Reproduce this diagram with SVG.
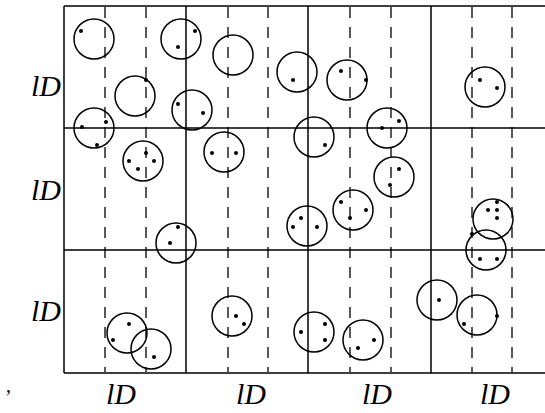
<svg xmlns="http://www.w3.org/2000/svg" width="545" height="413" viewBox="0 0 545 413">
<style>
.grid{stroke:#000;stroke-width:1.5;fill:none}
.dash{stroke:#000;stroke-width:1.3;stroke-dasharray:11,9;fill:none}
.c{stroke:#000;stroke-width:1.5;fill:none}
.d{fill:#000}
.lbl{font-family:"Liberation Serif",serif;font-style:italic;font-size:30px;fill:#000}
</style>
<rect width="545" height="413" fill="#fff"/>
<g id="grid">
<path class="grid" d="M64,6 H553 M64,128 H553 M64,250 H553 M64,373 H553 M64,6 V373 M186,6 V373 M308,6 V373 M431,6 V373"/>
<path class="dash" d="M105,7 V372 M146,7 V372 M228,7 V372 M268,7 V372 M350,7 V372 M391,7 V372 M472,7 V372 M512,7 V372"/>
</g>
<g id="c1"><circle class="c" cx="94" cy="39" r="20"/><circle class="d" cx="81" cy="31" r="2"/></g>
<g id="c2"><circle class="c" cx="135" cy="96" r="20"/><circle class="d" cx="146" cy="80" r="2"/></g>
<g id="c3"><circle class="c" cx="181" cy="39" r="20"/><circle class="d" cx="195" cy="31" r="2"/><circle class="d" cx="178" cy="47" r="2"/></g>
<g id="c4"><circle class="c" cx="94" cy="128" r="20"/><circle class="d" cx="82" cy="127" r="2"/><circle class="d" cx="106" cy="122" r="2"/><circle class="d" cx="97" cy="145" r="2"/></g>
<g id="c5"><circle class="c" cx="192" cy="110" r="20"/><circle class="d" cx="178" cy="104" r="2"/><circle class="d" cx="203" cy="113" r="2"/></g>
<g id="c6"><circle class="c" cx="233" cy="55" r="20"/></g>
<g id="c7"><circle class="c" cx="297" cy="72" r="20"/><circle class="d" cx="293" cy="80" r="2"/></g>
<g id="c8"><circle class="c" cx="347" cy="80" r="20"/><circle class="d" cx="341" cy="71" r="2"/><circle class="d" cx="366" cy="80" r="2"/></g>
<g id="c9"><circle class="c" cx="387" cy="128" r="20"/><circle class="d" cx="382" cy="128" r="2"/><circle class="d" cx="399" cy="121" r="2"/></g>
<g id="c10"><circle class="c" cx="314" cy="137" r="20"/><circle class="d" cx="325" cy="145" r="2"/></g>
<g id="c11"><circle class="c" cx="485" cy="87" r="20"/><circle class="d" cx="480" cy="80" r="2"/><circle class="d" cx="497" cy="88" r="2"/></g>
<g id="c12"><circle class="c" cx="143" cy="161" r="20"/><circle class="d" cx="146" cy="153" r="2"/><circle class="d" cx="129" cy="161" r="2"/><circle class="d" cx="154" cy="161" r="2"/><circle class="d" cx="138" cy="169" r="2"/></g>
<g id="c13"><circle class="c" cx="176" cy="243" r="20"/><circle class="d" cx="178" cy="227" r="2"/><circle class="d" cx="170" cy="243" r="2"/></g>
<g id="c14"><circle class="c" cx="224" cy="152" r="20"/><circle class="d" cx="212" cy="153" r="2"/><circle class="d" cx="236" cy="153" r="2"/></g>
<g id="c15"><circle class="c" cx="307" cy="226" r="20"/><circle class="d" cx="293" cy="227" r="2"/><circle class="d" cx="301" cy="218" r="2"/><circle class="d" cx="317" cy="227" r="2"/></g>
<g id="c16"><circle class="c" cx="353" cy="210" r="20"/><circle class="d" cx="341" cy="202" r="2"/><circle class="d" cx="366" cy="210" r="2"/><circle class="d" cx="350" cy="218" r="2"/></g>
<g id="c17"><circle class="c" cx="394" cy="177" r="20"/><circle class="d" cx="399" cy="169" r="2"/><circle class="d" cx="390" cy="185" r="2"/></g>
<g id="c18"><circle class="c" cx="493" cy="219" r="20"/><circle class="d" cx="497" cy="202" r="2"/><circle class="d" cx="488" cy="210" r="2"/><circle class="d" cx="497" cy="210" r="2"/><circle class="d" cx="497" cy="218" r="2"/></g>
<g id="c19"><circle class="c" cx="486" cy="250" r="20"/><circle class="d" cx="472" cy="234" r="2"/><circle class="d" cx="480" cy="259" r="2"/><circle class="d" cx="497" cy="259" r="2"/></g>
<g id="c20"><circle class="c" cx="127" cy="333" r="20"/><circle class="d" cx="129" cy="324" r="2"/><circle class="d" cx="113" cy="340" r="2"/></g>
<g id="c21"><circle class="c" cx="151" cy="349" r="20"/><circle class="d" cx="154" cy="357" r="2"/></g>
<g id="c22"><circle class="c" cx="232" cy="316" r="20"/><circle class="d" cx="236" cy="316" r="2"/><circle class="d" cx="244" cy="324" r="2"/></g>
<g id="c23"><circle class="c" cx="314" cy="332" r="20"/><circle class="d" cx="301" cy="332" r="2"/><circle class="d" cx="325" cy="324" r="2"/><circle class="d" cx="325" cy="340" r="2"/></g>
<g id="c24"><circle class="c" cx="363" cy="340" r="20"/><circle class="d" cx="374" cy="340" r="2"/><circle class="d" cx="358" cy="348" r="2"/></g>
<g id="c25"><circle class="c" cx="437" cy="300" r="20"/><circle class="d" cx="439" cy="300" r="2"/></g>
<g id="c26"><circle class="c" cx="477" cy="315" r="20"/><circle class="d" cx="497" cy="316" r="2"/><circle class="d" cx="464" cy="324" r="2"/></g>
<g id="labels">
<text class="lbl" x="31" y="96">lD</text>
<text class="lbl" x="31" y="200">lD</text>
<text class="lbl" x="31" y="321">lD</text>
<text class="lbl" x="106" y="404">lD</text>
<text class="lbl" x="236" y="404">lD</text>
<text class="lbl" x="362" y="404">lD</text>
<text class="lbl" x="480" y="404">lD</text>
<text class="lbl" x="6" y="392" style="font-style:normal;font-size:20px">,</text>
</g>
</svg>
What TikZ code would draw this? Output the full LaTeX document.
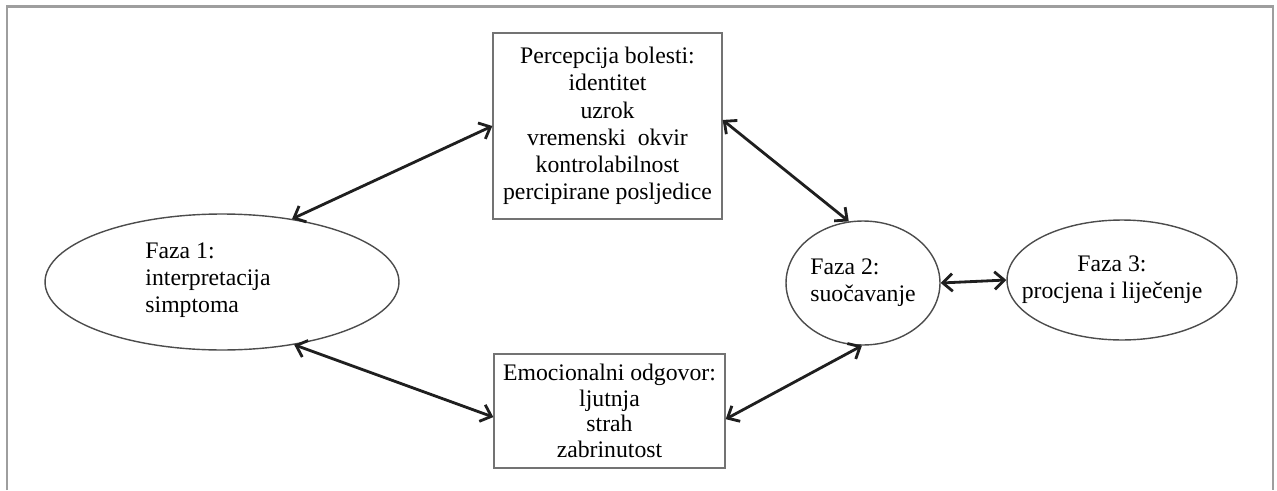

## TASK REQUIREMENTS
Transcribe each line above verbatim, with the pictures left out.

## SOLUTION BELOW
Reproduce this diagram with SVG.
<svg xmlns="http://www.w3.org/2000/svg" width="545" height="413" viewBox="0 0 545 413">
<style>
.grid{stroke:#000;stroke-width:1.5;fill:none}
.dash{stroke:#000;stroke-width:1.3;stroke-dasharray:11,9;fill:none}
.c{stroke:#000;stroke-width:1.5;fill:none}
.d{fill:#000}
.lbl{font-family:"Liberation Serif",serif;font-style:italic;font-size:30px;fill:#000}
</style>
<rect width="545" height="413" fill="#fff"/>
<g id="grid">
<path class="grid" d="M64,6 H553 M64,128 H553 M64,250 H553 M64,373 H553 M64,6 V373 M186,6 V373 M308,6 V373 M431,6 V373"/>
<path class="dash" d="M105,7 V372 M146,7 V372 M228,7 V372 M268,7 V372 M350,7 V372 M391,7 V372 M472,7 V372 M512,7 V372"/>
</g>
<g id="c1"><circle class="c" cx="94" cy="39" r="20"/><circle class="d" cx="81" cy="31" r="2"/></g>
<g id="c2"><circle class="c" cx="135" cy="96" r="20"/><circle class="d" cx="146" cy="80" r="2"/></g>
<g id="c3"><circle class="c" cx="181" cy="39" r="20"/><circle class="d" cx="195" cy="31" r="2"/><circle class="d" cx="178" cy="47" r="2"/></g>
<g id="c4"><circle class="c" cx="94" cy="128" r="20"/><circle class="d" cx="82" cy="127" r="2"/><circle class="d" cx="106" cy="122" r="2"/><circle class="d" cx="97" cy="145" r="2"/></g>
<g id="c5"><circle class="c" cx="192" cy="110" r="20"/><circle class="d" cx="178" cy="104" r="2"/><circle class="d" cx="203" cy="113" r="2"/></g>
<g id="c6"><circle class="c" cx="233" cy="55" r="20"/></g>
<g id="c7"><circle class="c" cx="297" cy="72" r="20"/><circle class="d" cx="293" cy="80" r="2"/></g>
<g id="c8"><circle class="c" cx="347" cy="80" r="20"/><circle class="d" cx="341" cy="71" r="2"/><circle class="d" cx="366" cy="80" r="2"/></g>
<g id="c9"><circle class="c" cx="387" cy="128" r="20"/><circle class="d" cx="382" cy="128" r="2"/><circle class="d" cx="399" cy="121" r="2"/></g>
<g id="c10"><circle class="c" cx="314" cy="137" r="20"/><circle class="d" cx="325" cy="145" r="2"/></g>
<g id="c11"><circle class="c" cx="485" cy="87" r="20"/><circle class="d" cx="480" cy="80" r="2"/><circle class="d" cx="497" cy="88" r="2"/></g>
<g id="c12"><circle class="c" cx="143" cy="161" r="20"/><circle class="d" cx="146" cy="153" r="2"/><circle class="d" cx="129" cy="161" r="2"/><circle class="d" cx="154" cy="161" r="2"/><circle class="d" cx="138" cy="169" r="2"/></g>
<g id="c13"><circle class="c" cx="176" cy="243" r="20"/><circle class="d" cx="178" cy="227" r="2"/><circle class="d" cx="170" cy="243" r="2"/></g>
<g id="c14"><circle class="c" cx="224" cy="152" r="20"/><circle class="d" cx="212" cy="153" r="2"/><circle class="d" cx="236" cy="153" r="2"/></g>
<g id="c15"><circle class="c" cx="307" cy="226" r="20"/><circle class="d" cx="293" cy="227" r="2"/><circle class="d" cx="301" cy="218" r="2"/><circle class="d" cx="317" cy="227" r="2"/></g>
<g id="c16"><circle class="c" cx="353" cy="210" r="20"/><circle class="d" cx="341" cy="202" r="2"/><circle class="d" cx="366" cy="210" r="2"/><circle class="d" cx="350" cy="218" r="2"/></g>
<g id="c17"><circle class="c" cx="394" cy="177" r="20"/><circle class="d" cx="399" cy="169" r="2"/><circle class="d" cx="390" cy="185" r="2"/></g>
<g id="c18"><circle class="c" cx="493" cy="219" r="20"/><circle class="d" cx="497" cy="202" r="2"/><circle class="d" cx="488" cy="210" r="2"/><circle class="d" cx="497" cy="210" r="2"/><circle class="d" cx="497" cy="218" r="2"/></g>
<g id="c19"><circle class="c" cx="486" cy="250" r="20"/><circle class="d" cx="472" cy="234" r="2"/><circle class="d" cx="480" cy="259" r="2"/><circle class="d" cx="497" cy="259" r="2"/></g>
<g id="c20"><circle class="c" cx="127" cy="333" r="20"/><circle class="d" cx="129" cy="324" r="2"/><circle class="d" cx="113" cy="340" r="2"/></g>
<g id="c21"><circle class="c" cx="151" cy="349" r="20"/><circle class="d" cx="154" cy="357" r="2"/></g>
<g id="c22"><circle class="c" cx="232" cy="316" r="20"/><circle class="d" cx="236" cy="316" r="2"/><circle class="d" cx="244" cy="324" r="2"/></g>
<g id="c23"><circle class="c" cx="314" cy="332" r="20"/><circle class="d" cx="301" cy="332" r="2"/><circle class="d" cx="325" cy="324" r="2"/><circle class="d" cx="325" cy="340" r="2"/></g>
<g id="c24"><circle class="c" cx="363" cy="340" r="20"/><circle class="d" cx="374" cy="340" r="2"/><circle class="d" cx="358" cy="348" r="2"/></g>
<g id="c25"><circle class="c" cx="437" cy="300" r="20"/><circle class="d" cx="439" cy="300" r="2"/></g>
<g id="c26"><circle class="c" cx="477" cy="315" r="20"/><circle class="d" cx="497" cy="316" r="2"/><circle class="d" cx="464" cy="324" r="2"/></g>
<g id="labels">
<text class="lbl" x="31" y="96">lD</text>
<text class="lbl" x="31" y="200">lD</text>
<text class="lbl" x="31" y="321">lD</text>
<text class="lbl" x="106" y="404">lD</text>
<text class="lbl" x="236" y="404">lD</text>
<text class="lbl" x="362" y="404">lD</text>
<text class="lbl" x="480" y="404">lD</text>
<text class="lbl" x="6" y="392" style="font-style:normal;font-size:20px">,</text>
</g>
</svg>
What TikZ code would draw this? Output the full LaTeX document.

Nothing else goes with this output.